Напротив, кельтские округа в основном все представлены в сейме в той организации, с которой мы познакомились уже раньше; равным образом в нем представлены германские или полугерманские округа12, поскольку во время учреждения жертвенника они принадлежали к империи; само собой разумеется, что в этом представительстве округов для столицы Галлии не было места. Кроме того, убии в лионском сейме не появляются, но совершают жертвоприношения на собственном алтаре Августа; это, как мы видели, было осколком, уцелевшим от провинции Германии, создать которую одно время предполагали римляне.
Таким образом, кельтская нация в императорской Галлии получила внутреннюю сплоченность; до известной степени она была ограждена и от вторжения римского населения благодаря тому принципу дарования имперских гражданских прав, какого придерживалось в этой стране правительство. Правда, столица Галлии по-прежнему оставалась колонией римских граждан, и это обстоятельство является весьма существенным для понимания того своеобразного положения, которое она неизбежно занимала по отношению к остальной Галлии. Однако в то время как южная провинция была покрыта колониями и организована всецело на основе италийского городского права, в области трех Галлий Август не учредил ни одной гражданской колонии; вероятно, для Галлии долгое время оставалось недоступным и то городское право, которое под именем латинского права создавало промежуточную ступень между гражданами и негражданами и давало в силу закона тем его обладателям, которые занимали более видное положение, персональное гражданское право, переходящее на их потомков.
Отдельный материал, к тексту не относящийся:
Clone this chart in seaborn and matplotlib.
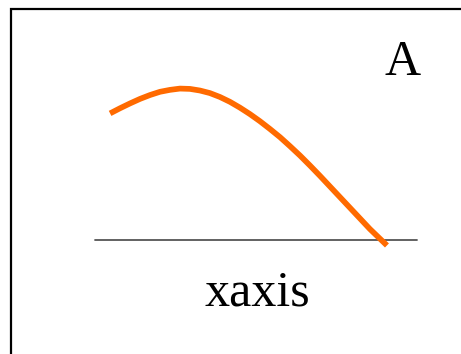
import numpy as np
import pandas as pd
import matplotlib
matplotlib.use('Agg')
import matplotlib.pyplot as plt
import seaborn as sns
from matplotlib.patches import Rectangle

# ===== data =====
curve_x = [0.47, 0.78, 1.09, 1.40, 1.71, 2.02, 2.33, 2.64, 2.95, 3.26, 3.57, 3.88,
           4.19, 4.50, 4.81, 5.12, 5.43, 5.75, 6.06, 6.37, 6.68, 6.99, 7.30, 7.61,
           7.92, 8.23, 8.54, 9.07]
curve_y = [3.93, 4.09, 4.24, 4.38, 4.50, 4.60, 4.66, 4.70, 4.69, 4.64, 4.56, 4.44,
           4.29, 4.11, 3.91, 3.69, 3.45, 3.19, 2.91, 2.62, 2.31, 1.99, 1.66, 1.33,
           1.00, 0.67, 0.34, -0.17]
axis_x = [0.0, 10.0]
axis_y = [0.0, 0.0]
axis_label = 'xaxis'
panel_label = 'A'

sns.set_style('white')
plt.rcParams['font.family'] = ['Liberation Serif', 'DejaVu Serif']

fig = plt.figure(figsize=(4.61, 3.54), dpi=100)
ax = fig.add_axes([0, 0, 1, 1])

df = pd.DataFrame({'x': curve_x, 'y': curve_y})
sns.lineplot(data=df, x='x', y='y', sort=False, color='#ff6a00', lw=4.1,
             solid_capstyle='butt', solid_joinstyle='round', ax=ax)
ax.plot(axis_x, axis_y, color='#555555', lw=1.3, zorder=1)

ax.text(5.05, -2.02, axis_label, fontsize=36, ha='center', va='baseline', color='black')
ax.text(9.57, 5.12, panel_label, fontsize=36, ha='center', va='baseline', color='black')

ax.set_xlim(-2.95, 11.37)
ax.set_ylim(-3.54, 7.45)
ax.axis('off')

# frame round the panel (right and bottom edges run off the picture)
fig.add_artist(Rectangle((11 / 461, -0.1), 1.0, 1.1 - 9 / 354,
                         transform=fig.transFigure, fill=False,
                         lw=1.6, ec='black'))

fig.savefig('out.png', dpi=100)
Правда, галлы также получали личное право гражданства, частью в силу общих постановлений, когда оно давалось солдату при вступлении его в армию или при отставке, частью в виде особой милости, когда оно давалось отдельным лицам. Дойти до того, чтобы, например, гельвету раз навсегда запретить доступ к римскому гражданству, как это было при республике, для Августа было невозможно, поскольку Цезарь неоднократно давал этим способом право римского гражданства прирожденным галлам. Однако он все же лишил права добиваться должностей в Риме всех уроженцев трех Галлий — за неизменным исключением лугдунцев — и тем самым преградил им доступ в имперский сенат. Было ли это постановление продиктовано в первую очередь интересами Рима или интересами галлов, нам неизвестно. Наверное, Август преследовал двоякую цель: во-первых, затруднить проникновение чуждого элемента в среду римлян и тем самым очистить и укрепить их состав, а во-вторых, гарантировать сохранение самобытного характера галльского населения и таким образом при помощи разумной и осторожной политики вернее обеспечить конечное слияние галлов с римлянами, чем это могло быть достигнуто путем насильственного насаждения в Галлии чужеземных учреждений.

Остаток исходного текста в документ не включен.